What the task asks: Quote every line as written. Omit pictures.

— Start Material provided —

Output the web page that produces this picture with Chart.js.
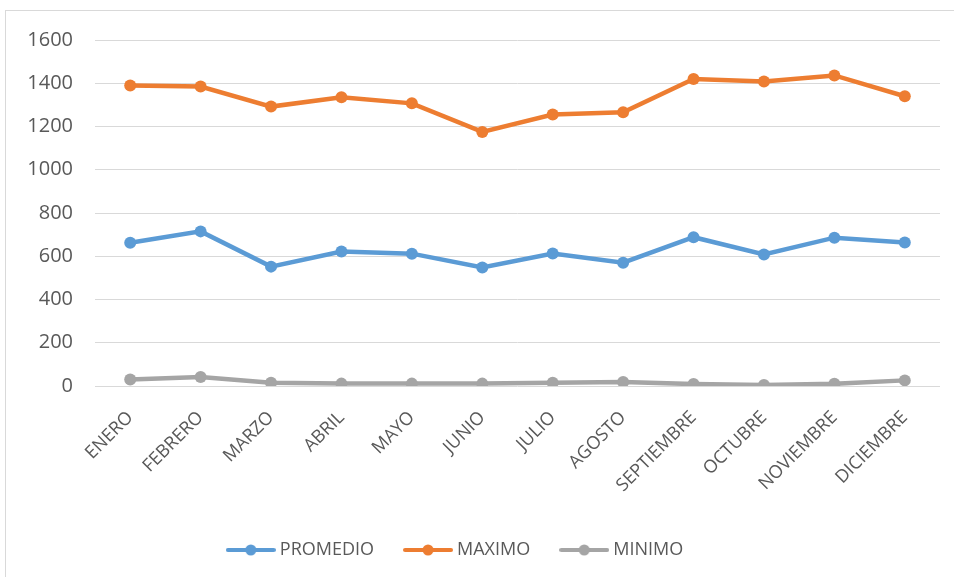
<!DOCTYPE html>
<html>
<head>
<meta charset="utf-8">
<script src="https://cdn.jsdelivr.net/npm/chart.js@4"></script>
<style>
  html, body { margin: 0; padding: 0; background: #fff; }
  #frame { position: absolute; left: 5px; top: 10px; width: 960px; height: 580px; border: 1px solid #d9d9d9; }
  #wrap { position: absolute; left: 0; top: 0; width: 954px; height: 577px; }
</style>
</head>
<body>
<div id="frame"></div>
<div id="wrap"><canvas id="grafico"></canvas></div>
<script>
// Datos
const meses = ['ENERO', 'FEBRERO', 'MARZO', 'ABRIL', 'MAYO', 'JUNIO', 'JULIO', 'AGOSTO', 'SEPTIEMBRE', 'OCTUBRE', 'NOVIEMBRE', 'DICIEMBRE'];
const promedio = [662, 715, 552, 622, 612, 548, 613, 570, 688, 608, 686, 664];
const maximo = [1390, 1385, 1292, 1335, 1307, 1175, 1255, 1266, 1420, 1408, 1436, 1340];
const minimo = [30, 42, 15, 11, 11, 11, 15, 18, 9, 5, 10, 26];
const ticksY = [0, 200, 400, 600, 800, 1000, 1200, 1400, 1600];

const colores = ['#5B9BD5', '#ED7D31', '#A5A5A5'];

// Icono de leyenda: linea con circulo al centro
function iconoLeyenda(color) {
    const c = document.createElement('canvas');
    c.width = 50;
    c.height = 14;
    const g = c.getContext('2d');
    g.strokeStyle = color;
    g.lineWidth = 4;
    g.lineCap = 'round';
    g.beginPath();
    g.moveTo(2, 7);
    g.lineTo(48, 7);
    g.stroke();
    g.fillStyle = color;
    g.beginPath();
    g.arc(25, 7, 5.5, 0, Math.PI * 2);
    g.fill();
    return c;
}

function serie(label, data, color) {
    return {
        label: label,
        data: data,
        borderColor: color,
        backgroundColor: color,
        borderWidth: 4.5,
        pointRadius: 6,
        pointHoverRadius: 6,
        pointBackgroundColor: color,
        pointBorderWidth: 0,
        pointStyle: 'circle',
        tension: 0
    };
}

// Mover la leyenda un poco a la izquierda, como en el original
const moverLeyenda = {
    id: 'moverLeyenda',
    afterLayout(chart) {
        chart.legend.left -= 13;
        chart.legend.right -= 13;
    }
};

const ctx = document.getElementById('grafico').getContext('2d');
const grafico = new Chart(ctx, {
    type: 'line',
    data: {
        labels: meses,
        datasets: [
            serie('PROMEDIO', promedio, colores[0]),
            serie('MAXIMO', maximo, colores[1]),
            serie('MINIMO', minimo, colores[2])
        ]
    },
    options: {
        responsive: true,
        maintainAspectRatio: false,
        animation: false,
        layout: { padding: { top: 40, right: 14, bottom: 8, left: 0 } },
        plugins: {
            tooltip: { enabled: false },
            legend: {
                position: 'bottom',
                labels: {
                    usePointStyle: true,
                    pointStyleWidth: 40,
                    color: '#595959',
                    font: { family: 'Open Sans', size: 18 },
                    padding: 34,
                    generateLabels: (chart) => chart.data.datasets.map((ds, i) => ({
                        text: ds.label,
                        pointStyle: iconoLeyenda(colores[i]),
                        fillStyle: colores[i],
                        strokeStyle: colores[i],
                        lineWidth: 0,
                        fontColor: '#595959',
                        datasetIndex: i,
                        hidden: false
                    }))
                }
            }
        },
        scales: {
            x: {
                offset: true,
                grid: { display: false },
                border: { display: false },
                ticks: {
                    color: '#595959',
                    font: { family: 'Open Sans', size: 18 },
                    minRotation: 45,
                    maxRotation: 45,
                    padding: 13
                },
                afterFit: (scale) => { scale.height = 121; }
            },
            y: {
                min: 0,
                max: 1600,
                afterBuildTicks: (scale) => { scale.ticks = ticksY.map(v => ({ value: v })); },
                grid: { color: '#d9d9d9', lineWidth: 1, drawTicks: false },
                border: { display: false },
                ticks: {
                    color: '#595959',
                    font: { family: 'Open Sans', size: 20 },
                    padding: 22,
                    callback: (v) => String(v)
                },
                afterFit: (scale) => { scale.width = 95; }
            }
        }
    },
    plugins: [moverLeyenda]
});
</script>
</body>
</html>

— End Material provided —

Response:
Output the web page that produces this picture with Chart.js.
<!DOCTYPE html>
<html>
<head>
<meta charset="utf-8">
<script src="https://cdn.jsdelivr.net/npm/chart.js@4"></script>
<style>
  html, body { margin: 0; padding: 0; background: #fff; }
  #frame { position: absolute; left: 5px; top: 10px; width: 960px; height: 580px; border: 1px solid #d9d9d9; }
  #wrap { position: absolute; left: 0; top: 0; width: 954px; height: 577px; }
</style>
</head>
<body>
<div id="frame"></div>
<div id="wrap"><canvas id="grafico"></canvas></div>
<script>
// Datos
const meses = ['ENERO', 'FEBRERO', 'MARZO', 'ABRIL', 'MAYO', 'JUNIO', 'JULIO', 'AGOSTO', 'SEPTIEMBRE', 'OCTUBRE', 'NOVIEMBRE', 'DICIEMBRE'];
const promedio = [662, 715, 552, 622, 612, 548, 613, 570, 688, 608, 686, 664];
const maximo = [1390, 1385, 1292, 1335, 1307, 1175, 1255, 1266, 1420, 1408, 1436, 1340];
const minimo = [30, 42, 15, 11, 11, 11, 15, 18, 9, 5, 10, 26];
const ticksY = [0, 200, 400, 600, 800, 1000, 1200, 1400, 1600];

const colores = ['#5B9BD5', '#ED7D31', '#A5A5A5'];

// Icono de leyenda: linea con circulo al centro
function iconoLeyenda(color) {
    const c = document.createElement('canvas');
    c.width = 50;
    c.height = 14;
    const g = c.getContext('2d');
    g.strokeStyle = color;
    g.lineWidth = 4;
    g.lineCap = 'round';
    g.beginPath();
    g.moveTo(2, 7);
    g.lineTo(48, 7);
    g.stroke();
    g.fillStyle = color;
    g.beginPath();
    g.arc(25, 7, 5.5, 0, Math.PI * 2);
    g.fill();
    return c;
}

function serie(label, data, color) {
    return {
        label: label,
        data: data,
        borderColor: color,
        backgroundColor: color,
        borderWidth: 4.5,
        pointRadius: 6,
        pointHoverRadius: 6,
        pointBackgroundColor: color,
        pointBorderWidth: 0,
        pointStyle: 'circle',
        tension: 0
    };
}

// Mover la leyenda un poco a la izquierda, como en el original
const moverLeyenda = {
    id: 'moverLeyenda',
    afterLayout(chart) {
        chart.legend.left -= 13;
        chart.legend.right -= 13;
    }
};

const ctx = document.getElementById('grafico').getContext('2d');
const grafico = new Chart(ctx, {
    type: 'line',
    data: {
        labels: meses,
        datasets: [
            serie('PROMEDIO', promedio, colores[0]),
            serie('MAXIMO', maximo, colores[1]),
            serie('MINIMO', minimo, colores[2])
        ]
    },
    options: {
        responsive: true,
        maintainAspectRatio: false,
        animation: false,
        layout: { padding: { top: 40, right: 14, bottom: 8, left: 0 } },
        plugins: {
            tooltip: { enabled: false },
            legend: {
                position: 'bottom',
                labels: {
                    usePointStyle: true,
                    pointStyleWidth: 40,
                    color: '#595959',
                    font: { family: 'Open Sans', size: 18 },
                    padding: 34,
                    generateLabels: (chart) => chart.data.datasets.map((ds, i) => ({
                        text: ds.label,
                        pointStyle: iconoLeyenda(colores[i]),
                        fillStyle: colores[i],
                        strokeStyle: colores[i],
                        lineWidth: 0,
                        fontColor: '#595959',
                        datasetIndex: i,
                        hidden: false
                    }))
                }
            }
        },
        scales: {
            x: {
                offset: true,
                grid: { display: false },
                border: { display: false },
                ticks: {
                    color: '#595959',
                    font: { family: 'Open Sans', size: 18 },
                    minRotation: 45,
                    maxRotation: 45,
                    padding: 13
                },
                afterFit: (scale) => { scale.height = 121; }
            },
            y: {
                min: 0,
                max: 1600,
                afterBuildTicks: (scale) => { scale.ticks = ticksY.map(v => ({ value: v })); },
                grid: { color: '#d9d9d9', lineWidth: 1, drawTicks: false },
                border: { display: false },
                ticks: {
                    color: '#595959',
                    font: { family: 'Open Sans', size: 20 },
                    padding: 22,
                    callback: (v) => String(v)
                },
                afterFit: (scale) => { scale.width = 95; }
            }
        }
    },
    plugins: [moverLeyenda]
});
</script>
</body>
</html>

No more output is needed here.